PROMPT —
Reproduce all the lines below exactly and omit the images.

DATASET CONTENT —
---------------
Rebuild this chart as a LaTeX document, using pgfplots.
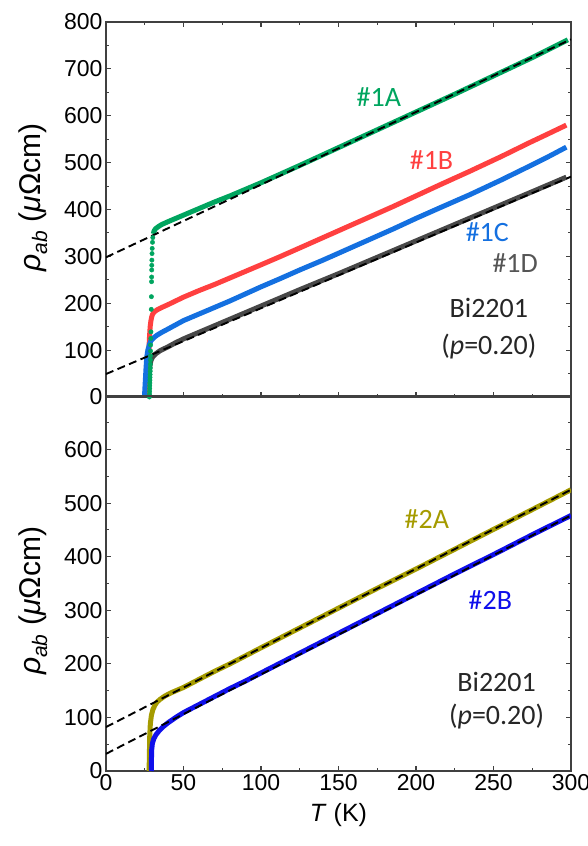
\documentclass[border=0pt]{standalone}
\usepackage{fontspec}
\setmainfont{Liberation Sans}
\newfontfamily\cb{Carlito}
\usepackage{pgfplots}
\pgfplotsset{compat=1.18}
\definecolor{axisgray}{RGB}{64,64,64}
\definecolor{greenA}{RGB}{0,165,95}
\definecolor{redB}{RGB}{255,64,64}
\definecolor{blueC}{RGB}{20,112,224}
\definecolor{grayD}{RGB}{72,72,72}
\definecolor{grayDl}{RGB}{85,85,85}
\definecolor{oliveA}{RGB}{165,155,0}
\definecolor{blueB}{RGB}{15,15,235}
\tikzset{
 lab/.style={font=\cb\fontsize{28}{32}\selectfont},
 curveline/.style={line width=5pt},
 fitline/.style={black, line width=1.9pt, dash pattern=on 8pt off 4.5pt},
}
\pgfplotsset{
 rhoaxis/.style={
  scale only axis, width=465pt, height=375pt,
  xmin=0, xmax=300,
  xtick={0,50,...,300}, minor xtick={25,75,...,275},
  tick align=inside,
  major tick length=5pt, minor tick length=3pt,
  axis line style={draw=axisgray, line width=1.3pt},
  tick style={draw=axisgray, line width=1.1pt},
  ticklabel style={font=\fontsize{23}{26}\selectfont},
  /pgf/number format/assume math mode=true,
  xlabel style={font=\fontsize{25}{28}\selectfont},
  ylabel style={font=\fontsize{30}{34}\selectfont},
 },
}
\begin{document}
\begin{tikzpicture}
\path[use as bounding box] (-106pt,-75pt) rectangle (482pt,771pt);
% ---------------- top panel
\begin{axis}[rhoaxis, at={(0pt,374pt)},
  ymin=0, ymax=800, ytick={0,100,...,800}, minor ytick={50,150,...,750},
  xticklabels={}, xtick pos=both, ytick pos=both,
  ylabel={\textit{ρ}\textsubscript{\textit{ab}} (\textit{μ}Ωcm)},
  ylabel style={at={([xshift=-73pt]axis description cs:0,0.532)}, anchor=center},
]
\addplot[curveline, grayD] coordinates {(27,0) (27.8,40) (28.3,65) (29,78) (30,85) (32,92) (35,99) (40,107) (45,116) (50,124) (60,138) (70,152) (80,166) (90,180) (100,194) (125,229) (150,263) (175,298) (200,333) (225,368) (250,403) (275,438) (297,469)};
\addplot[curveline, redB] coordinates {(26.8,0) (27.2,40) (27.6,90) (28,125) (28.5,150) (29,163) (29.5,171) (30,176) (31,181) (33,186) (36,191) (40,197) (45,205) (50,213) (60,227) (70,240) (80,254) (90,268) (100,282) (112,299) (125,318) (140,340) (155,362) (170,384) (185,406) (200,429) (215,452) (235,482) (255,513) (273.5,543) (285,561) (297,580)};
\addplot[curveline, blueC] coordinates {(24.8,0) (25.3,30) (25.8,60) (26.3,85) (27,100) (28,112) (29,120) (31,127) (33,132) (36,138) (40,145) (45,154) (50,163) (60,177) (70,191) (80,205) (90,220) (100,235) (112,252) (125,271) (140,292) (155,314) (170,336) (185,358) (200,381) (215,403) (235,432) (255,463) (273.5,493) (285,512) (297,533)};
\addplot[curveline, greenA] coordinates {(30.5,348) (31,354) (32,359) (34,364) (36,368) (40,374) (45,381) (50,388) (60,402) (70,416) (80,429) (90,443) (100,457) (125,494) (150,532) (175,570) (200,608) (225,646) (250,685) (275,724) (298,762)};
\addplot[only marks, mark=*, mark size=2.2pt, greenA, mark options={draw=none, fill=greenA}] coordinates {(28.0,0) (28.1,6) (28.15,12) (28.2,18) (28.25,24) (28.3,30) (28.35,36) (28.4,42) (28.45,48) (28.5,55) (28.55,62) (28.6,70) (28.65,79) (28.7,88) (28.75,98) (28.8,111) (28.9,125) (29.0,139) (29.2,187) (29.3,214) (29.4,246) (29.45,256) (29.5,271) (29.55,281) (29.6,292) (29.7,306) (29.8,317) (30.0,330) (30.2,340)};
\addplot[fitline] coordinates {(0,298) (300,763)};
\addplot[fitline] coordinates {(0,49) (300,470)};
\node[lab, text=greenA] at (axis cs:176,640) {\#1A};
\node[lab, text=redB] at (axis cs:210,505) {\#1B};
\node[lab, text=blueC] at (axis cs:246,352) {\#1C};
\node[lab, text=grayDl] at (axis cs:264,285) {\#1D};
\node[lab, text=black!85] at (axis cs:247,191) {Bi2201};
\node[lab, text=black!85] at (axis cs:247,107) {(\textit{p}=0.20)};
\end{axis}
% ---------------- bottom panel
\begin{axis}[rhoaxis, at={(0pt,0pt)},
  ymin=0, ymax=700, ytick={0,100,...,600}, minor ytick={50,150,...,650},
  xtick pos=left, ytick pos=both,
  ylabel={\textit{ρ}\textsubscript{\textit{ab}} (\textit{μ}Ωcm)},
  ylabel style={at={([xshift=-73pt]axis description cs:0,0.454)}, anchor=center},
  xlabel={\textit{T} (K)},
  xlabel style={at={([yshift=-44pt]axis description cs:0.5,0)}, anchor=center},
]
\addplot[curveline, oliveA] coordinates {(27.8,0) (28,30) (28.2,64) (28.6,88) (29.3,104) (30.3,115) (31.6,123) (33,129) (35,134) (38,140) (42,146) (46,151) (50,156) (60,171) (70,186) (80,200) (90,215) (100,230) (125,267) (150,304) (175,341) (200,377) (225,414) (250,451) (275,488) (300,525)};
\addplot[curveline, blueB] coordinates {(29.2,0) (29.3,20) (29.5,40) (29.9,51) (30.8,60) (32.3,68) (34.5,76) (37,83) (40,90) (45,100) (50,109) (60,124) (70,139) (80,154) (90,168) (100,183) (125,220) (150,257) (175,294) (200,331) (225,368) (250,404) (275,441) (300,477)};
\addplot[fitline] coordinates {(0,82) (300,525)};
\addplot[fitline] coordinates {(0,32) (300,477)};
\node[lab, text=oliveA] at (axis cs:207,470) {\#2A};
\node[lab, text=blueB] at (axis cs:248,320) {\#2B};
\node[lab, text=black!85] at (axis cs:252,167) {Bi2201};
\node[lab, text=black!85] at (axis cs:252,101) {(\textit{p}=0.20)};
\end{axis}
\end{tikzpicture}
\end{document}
---------------
WORKED SOLUTION —
Rebuild this chart as a LaTeX document, using pgfplots.
\documentclass[border=0pt]{standalone}
\usepackage{fontspec}
\setmainfont{Liberation Sans}
\newfontfamily\cb{Carlito}
\usepackage{pgfplots}
\pgfplotsset{compat=1.18}
\definecolor{axisgray}{RGB}{64,64,64}
\definecolor{greenA}{RGB}{0,165,95}
\definecolor{redB}{RGB}{255,64,64}
\definecolor{blueC}{RGB}{20,112,224}
\definecolor{grayD}{RGB}{72,72,72}
\definecolor{grayDl}{RGB}{85,85,85}
\definecolor{oliveA}{RGB}{165,155,0}
\definecolor{blueB}{RGB}{15,15,235}
\tikzset{
 lab/.style={font=\cb\fontsize{28}{32}\selectfont},
 curveline/.style={line width=5pt},
 fitline/.style={black, line width=1.9pt, dash pattern=on 8pt off 4.5pt},
}
\pgfplotsset{
 rhoaxis/.style={
  scale only axis, width=465pt, height=375pt,
  xmin=0, xmax=300,
  xtick={0,50,...,300}, minor xtick={25,75,...,275},
  tick align=inside,
  major tick length=5pt, minor tick length=3pt,
  axis line style={draw=axisgray, line width=1.3pt},
  tick style={draw=axisgray, line width=1.1pt},
  ticklabel style={font=\fontsize{23}{26}\selectfont},
  /pgf/number format/assume math mode=true,
  xlabel style={font=\fontsize{25}{28}\selectfont},
  ylabel style={font=\fontsize{30}{34}\selectfont},
 },
}
\begin{document}
\begin{tikzpicture}
\path[use as bounding box] (-106pt,-75pt) rectangle (482pt,771pt);
% ---------------- top panel
\begin{axis}[rhoaxis, at={(0pt,374pt)},
  ymin=0, ymax=800, ytick={0,100,...,800}, minor ytick={50,150,...,750},
  xticklabels={}, xtick pos=both, ytick pos=both,
  ylabel={\textit{ρ}\textsubscript{\textit{ab}} (\textit{μ}Ωcm)},
  ylabel style={at={([xshift=-73pt]axis description cs:0,0.532)}, anchor=center},
]
\addplot[curveline, grayD] coordinates {(27,0) (27.8,40) (28.3,65) (29,78) (30,85) (32,92) (35,99) (40,107) (45,116) (50,124) (60,138) (70,152) (80,166) (90,180) (100,194) (125,229) (150,263) (175,298) (200,333) (225,368) (250,403) (275,438) (297,469)};
\addplot[curveline, redB] coordinates {(26.8,0) (27.2,40) (27.6,90) (28,125) (28.5,150) (29,163) (29.5,171) (30,176) (31,181) (33,186) (36,191) (40,197) (45,205) (50,213) (60,227) (70,240) (80,254) (90,268) (100,282) (112,299) (125,318) (140,340) (155,362) (170,384) (185,406) (200,429) (215,452) (235,482) (255,513) (273.5,543) (285,561) (297,580)};
\addplot[curveline, blueC] coordinates {(24.8,0) (25.3,30) (25.8,60) (26.3,85) (27,100) (28,112) (29,120) (31,127) (33,132) (36,138) (40,145) (45,154) (50,163) (60,177) (70,191) (80,205) (90,220) (100,235) (112,252) (125,271) (140,292) (155,314) (170,336) (185,358) (200,381) (215,403) (235,432) (255,463) (273.5,493) (285,512) (297,533)};
\addplot[curveline, greenA] coordinates {(30.5,348) (31,354) (32,359) (34,364) (36,368) (40,374) (45,381) (50,388) (60,402) (70,416) (80,429) (90,443) (100,457) (125,494) (150,532) (175,570) (200,608) (225,646) (250,685) (275,724) (298,762)};
\addplot[only marks, mark=*, mark size=2.2pt, greenA, mark options={draw=none, fill=greenA}] coordinates {(28.0,0) (28.1,6) (28.15,12) (28.2,18) (28.25,24) (28.3,30) (28.35,36) (28.4,42) (28.45,48) (28.5,55) (28.55,62) (28.6,70) (28.65,79) (28.7,88) (28.75,98) (28.8,111) (28.9,125) (29.0,139) (29.2,187) (29.3,214) (29.4,246) (29.45,256) (29.5,271) (29.55,281) (29.6,292) (29.7,306) (29.8,317) (30.0,330) (30.2,340)};
\addplot[fitline] coordinates {(0,298) (300,763)};
\addplot[fitline] coordinates {(0,49) (300,470)};
\node[lab, text=greenA] at (axis cs:176,640) {\#1A};
\node[lab, text=redB] at (axis cs:210,505) {\#1B};
\node[lab, text=blueC] at (axis cs:246,352) {\#1C};
\node[lab, text=grayDl] at (axis cs:264,285) {\#1D};
\node[lab, text=black!85] at (axis cs:247,191) {Bi2201};
\node[lab, text=black!85] at (axis cs:247,107) {(\textit{p}=0.20)};
\end{axis}
% ---------------- bottom panel
\begin{axis}[rhoaxis, at={(0pt,0pt)},
  ymin=0, ymax=700, ytick={0,100,...,600}, minor ytick={50,150,...,650},
  xtick pos=left, ytick pos=both,
  ylabel={\textit{ρ}\textsubscript{\textit{ab}} (\textit{μ}Ωcm)},
  ylabel style={at={([xshift=-73pt]axis description cs:0,0.454)}, anchor=center},
  xlabel={\textit{T} (K)},
  xlabel style={at={([yshift=-44pt]axis description cs:0.5,0)}, anchor=center},
]
\addplot[curveline, oliveA] coordinates {(27.8,0) (28,30) (28.2,64) (28.6,88) (29.3,104) (30.3,115) (31.6,123) (33,129) (35,134) (38,140) (42,146) (46,151) (50,156) (60,171) (70,186) (80,200) (90,215) (100,230) (125,267) (150,304) (175,341) (200,377) (225,414) (250,451) (275,488) (300,525)};
\addplot[curveline, blueB] coordinates {(29.2,0) (29.3,20) (29.5,40) (29.9,51) (30.8,60) (32.3,68) (34.5,76) (37,83) (40,90) (45,100) (50,109) (60,124) (70,139) (80,154) (90,168) (100,183) (125,220) (150,257) (175,294) (200,331) (225,368) (250,404) (275,441) (300,477)};
\addplot[fitline] coordinates {(0,82) (300,525)};
\addplot[fitline] coordinates {(0,32) (300,477)};
\node[lab, text=oliveA] at (axis cs:207,470) {\#2A};
\node[lab, text=blueB] at (axis cs:248,320) {\#2B};
\node[lab, text=black!85] at (axis cs:252,167) {Bi2201};
\node[lab, text=black!85] at (axis cs:252,101) {(\textit{p}=0.20)};
\end{axis}
\end{tikzpicture}
\end{document}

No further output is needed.